3-HMK "nun 26.maddesine göre hâkim, tarafların talep sonuçlarıyla bağlıdır; ondan fazlasına veya başka bir şeye karar veremez. Duruma göre, talep sonucundan daha azına karar verebilir. Davacının kıdem tazminatına yönelik talebinin dava dilekçesinde 100,00TL, ıslah dilekçesinde 283,00 TL olmak üzere toplam 383,00 TL olduğu hususu gözardı edilerek davacının talebini aşarak 1.283.00 TLye hükmedilmiş olması isabetsiz olmuştur.
4- Kabule göre de davacının fazla mesai ve hafta tatili alacaklarına davanın 9.4.2010 tarihinde açılmış olması sebebiyle dava ve ıslah edilen miktarlar yönünden ise ıslah tarihinden itibaren faize hükmedilmesi gerekirken hatalı değerlendirme ile tamamına dava tarihi olan 9.4.2010 tarihinden itibaren faize hükmedilmesi de doğru olmamıştır.
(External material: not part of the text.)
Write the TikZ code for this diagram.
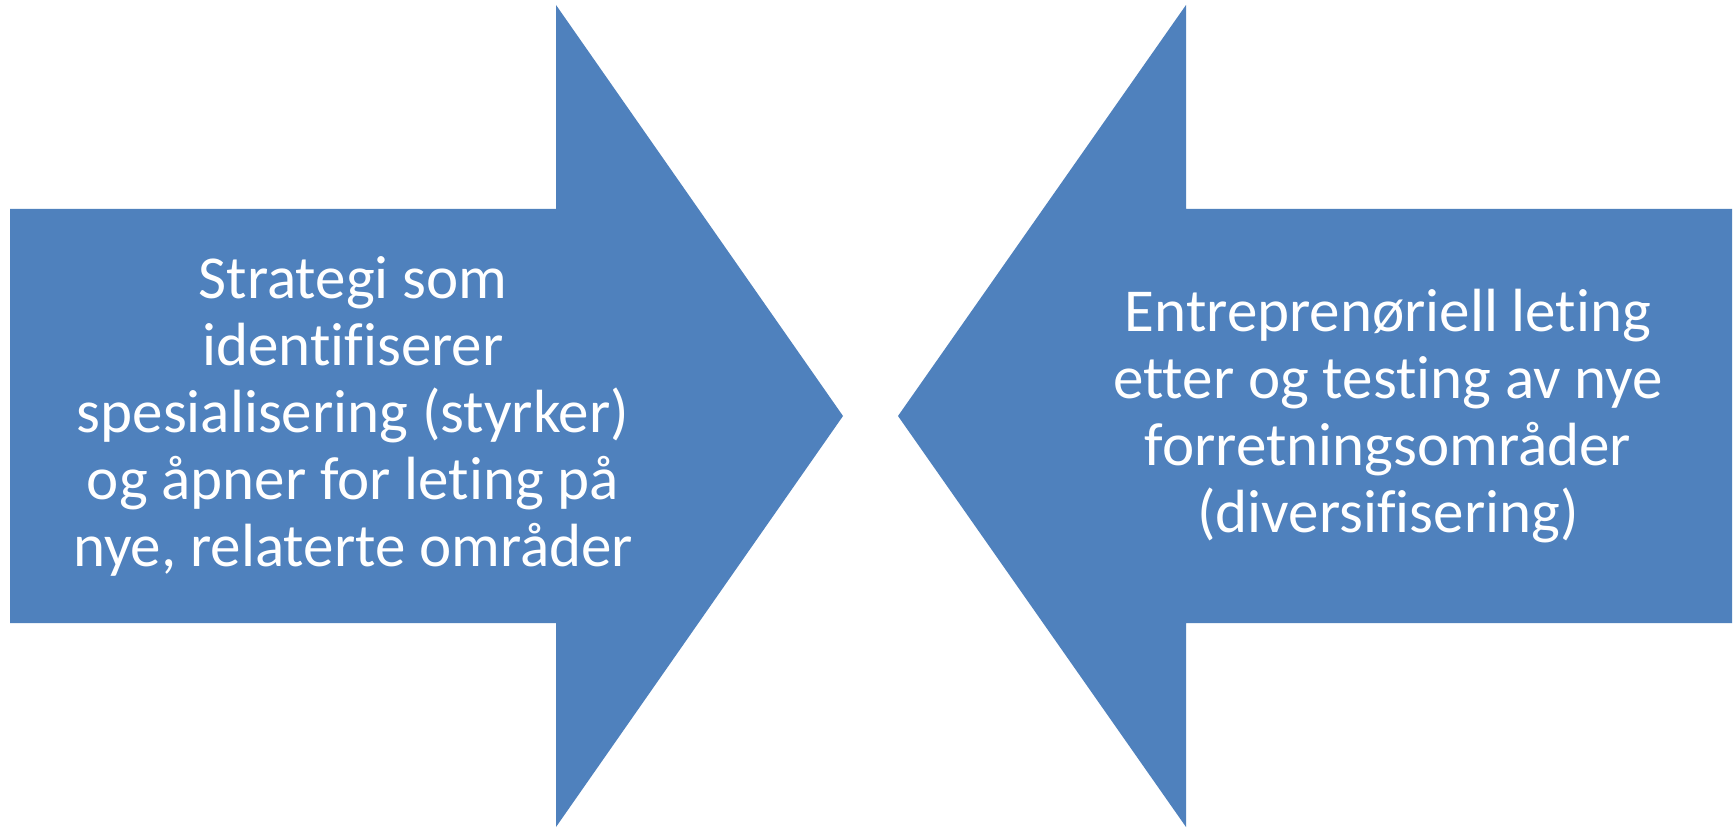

O halde davalı vekilinin bu yönleri amaçlayan temyiz itirazları kabul edilmeli ve karar bozulmalıdır.
SONUÇ: Temyiz olunan kararın, yukarıda yazılı nedenlerle BOZULMASINA, peşin alınan temyiz harcının istek halinde davalıya iadesine, 10.1.2014 tarihinde oybirliğiyle karar verildi.